Thanks again for the thought provoking submission. I can remember very well the last 2 weeks sermons form our church. I am pastor but not a preaching one. I agree that preaching can be improved in many situations but then I also think that the listener has an obligation to come prepared to listen and to actually hear. In our society today we pay our dues and then we expect to receive something in return. In the church context the investment is ongoing. “He who has ears to hear let him hear”. If we come to the service expecting and wanting to hear from God we will be miles ahead. In the end the church service is not about us but is really all about God. If we approach it in this way God will honour us and will bless us beyond all that we could expect. Those of us who communicate God’s truth in any way need to do our part as well to do the best job we can, but you know sometimes you just cannot get blood from a stone. It has to be a 2 way street!
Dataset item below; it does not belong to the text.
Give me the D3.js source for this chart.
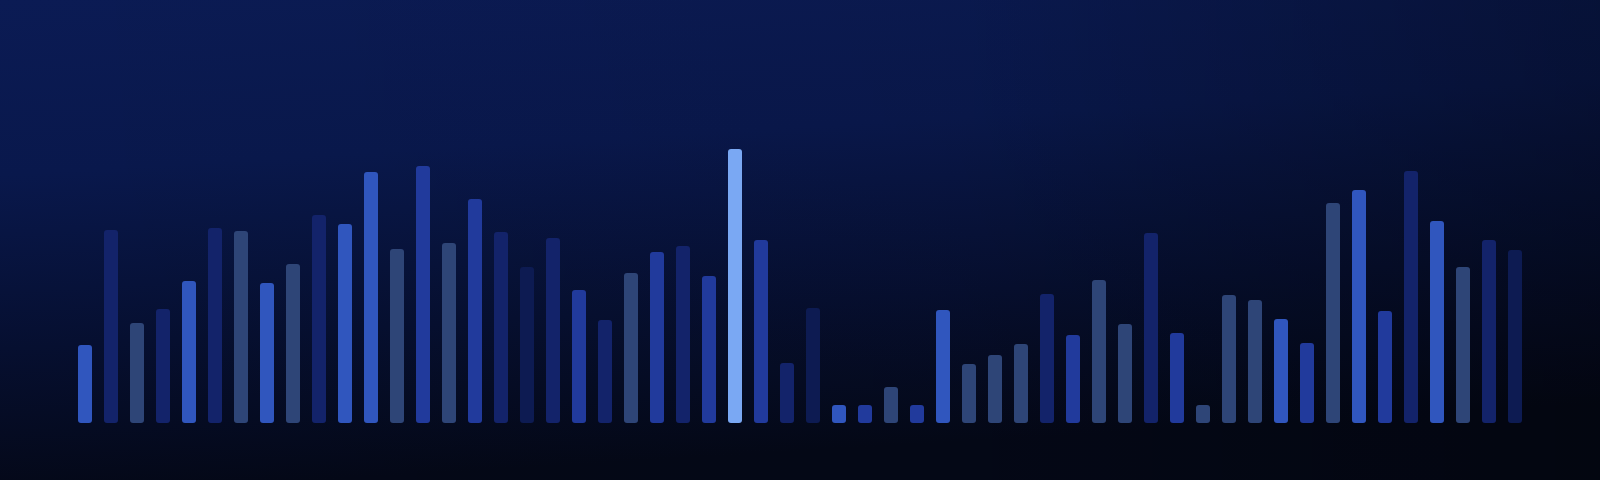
<!DOCTYPE html>
<html>
<head>
<meta charset="utf-8">
<script src="https://cdn.jsdelivr.net/npm/d3@7"></script>
<style>
  html, body { margin: 0; padding: 0; background: #060c24; }
  svg { display: block; }
</style>
</head>
<body>
<svg id="chart" width="1600" height="480"></svg>
<script>
const categories = d3.range(1, 57).map(i => "B" + String(i).padStart(2, "0"));
const values = [
  78, 193, 100, 114, 142, 195, 192, 140, 159, 208,
  199, 251, 174, 257, 180, 224, 191, 156, 185, 133,
  103, 150, 171, 177, 147, 274, 183, 60, 115, 18,
  18, 36, 18, 113, 59, 68, 79, 129, 88, 143,
  99, 190, 90, 18, 128, 123, 104, 80, 220, 233,
  112, 252, 202, 156, 183, 173
];
const tones = [
  "bright","dark","slate","dark","bright","dark","slate","bright","slate","dark",
  "bright","bright","slate","medium","slate","medium","dark","deep","dark","medium",
  "dark","slate","medium","dark","medium","light","medium","dark","deep","bright",
  "medium","slate","medium","bright","slate","slate","slate","dark","medium","slate",
  "slate","dark","medium","slate","slate","slate","bright","medium","slate","bright",
  "medium","dark","bright","slate","dark","deep"
];
const toneColors = {
  light: "#7aa8f3",
  bright: "#3056be",
  medium: "#213a9c",
  dark: "#13236a",
  slate: "#2e4577",
  deep: "#0d1b52"
};

const W = 1600, H = 480;
const svg = d3.select("#chart");
const defs = svg.append("defs");

const bg = defs.append("linearGradient").attr("id", "bg")
  .attr("x1", "0").attr("y1", "0").attr("x2", "0.2").attr("y2", "1");
bg.append("stop").attr("offset", "0").attr("stop-color", "#0b1b54");
bg.append("stop").attr("offset", "0.35").attr("stop-color", "#09184c");
bg.append("stop").attr("offset", "0.7").attr("stop-color", "#060f30");
bg.append("stop").attr("offset", "1").attr("stop-color", "#040817");

const shade = defs.append("linearGradient").attr("id", "shade")
  .attr("x1", "0").attr("y1", "0").attr("x2", "1").attr("y2", "0");
shade.append("stop").attr("offset", "0").attr("stop-color", "#000").attr("stop-opacity", 0);
shade.append("stop").attr("offset", "0.6").attr("stop-color", "#000").attr("stop-opacity", 0.05);
shade.append("stop").attr("offset", "1").attr("stop-color", "#000").attr("stop-opacity", 0.3);

const glow = defs.append("radialGradient").attr("id", "glow")
  .attr("cx", "0.21").attr("cy", "0").attr("r", "0.5")
  .attr("gradientTransform", "translate(0.21,0) scale(1,0.9) translate(-0.21,0)");
glow.append("stop").attr("offset", "0").attr("stop-color", "#10246a").attr("stop-opacity", 0.55);
glow.append("stop").attr("offset", "1").attr("stop-color", "#10246a").attr("stop-opacity", 0);

svg.append("rect").attr("width", W).attr("height", H).attr("fill", "url(#bg)");
svg.append("rect").attr("width", W).attr("height", H).attr("fill", "url(#shade)");
svg.append("ellipse").attr("cx", 330).attr("cy", 0).attr("rx", 330).attr("ry", 75)
  .attr("fill", "url(#glow)");

const x = d3.scaleBand()
  .domain(categories)
  .range([72, 1528])
  .paddingInner(12 / 26)
  .paddingOuter(6 / 26);

const y = d3.scaleLinear()
  .domain([0, d3.max(values)])
  .range([423, 149]);

const data = categories.map((c, i) => ({ c, v: values[i], t: tones[i] }));

svg.append("g").selectAll("rect")
  .data(data)
  .join("rect")
  .attr("x", d => x(d.c))
  .attr("y", d => y(d.v))
  .attr("width", x.bandwidth())
  .attr("height", d => y(0) - y(d.v))
  .attr("rx", 3)
  .attr("ry", 3)
  .attr("fill", d => toneColors[d.t]);
</script>
</body>
</html>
Yes, I’ve heard these statistics many times in recent years. And I’m not necessarily dismissing them or modern communication theory. Nor am I a dinosaur stuck on obsolete methods. Nevertheless, I cannot help but recall the words of scripture itself, “Faith comes by hearing, and hearing by the word of God/Christ.” The spoken word obviously and apparently does have a power, and power to make people respond. If it didn’t, we wouldn’t have passages like Acts 2 in our bible, where 3000 people were pierced to the heart and to their very core by the preached word. So there must be a balance somewhere. I will be curious to see your followup posts. Thanks for giving us thought matter.
Good point, Rob! Listeners do have to do their part. People who come to church and sit under the preached word need to come actively seeking to hear from God. Active listening. Listening with expectation. Communication is a two-way process that involves both speaker and listener. I am not absolving the preacher or speaker of doing his or her utmost to meet the listener. But listeners are not exempt from putting in their own effort. By the way, an excellent homiletics teacher and practitioner, Donald Sunujkian, has written numerous articles for preachers to be more effective at helping their listeners visualize their words and thoughts. I highly recommend his writings.
My former pastor taught in an incredibly memorable way. He typically had some sort of shocking visual.
At one particular service, we came in to see that the stage was covered in dirt, grass, and stones. Quite shocking. I remember wondering how it was going to all be cleaned up. He continued to talk about Luke 8:5-15 (had to look up the scripture, but remember the story well!)… showing us how the seeds distributed by the farmer fell and the impediments to their growth (likening them to the impediments to our growth as people). At one point he stomped on them, kicked them… dirt went flying everywhere… If his story and explanation weren’t so gripping, I would have wondered if he were having a mental breakdown.
It is one of many of his sermons that has stuck with me even though we have been gone for two years. I have been searching for that type of teaching since we moved.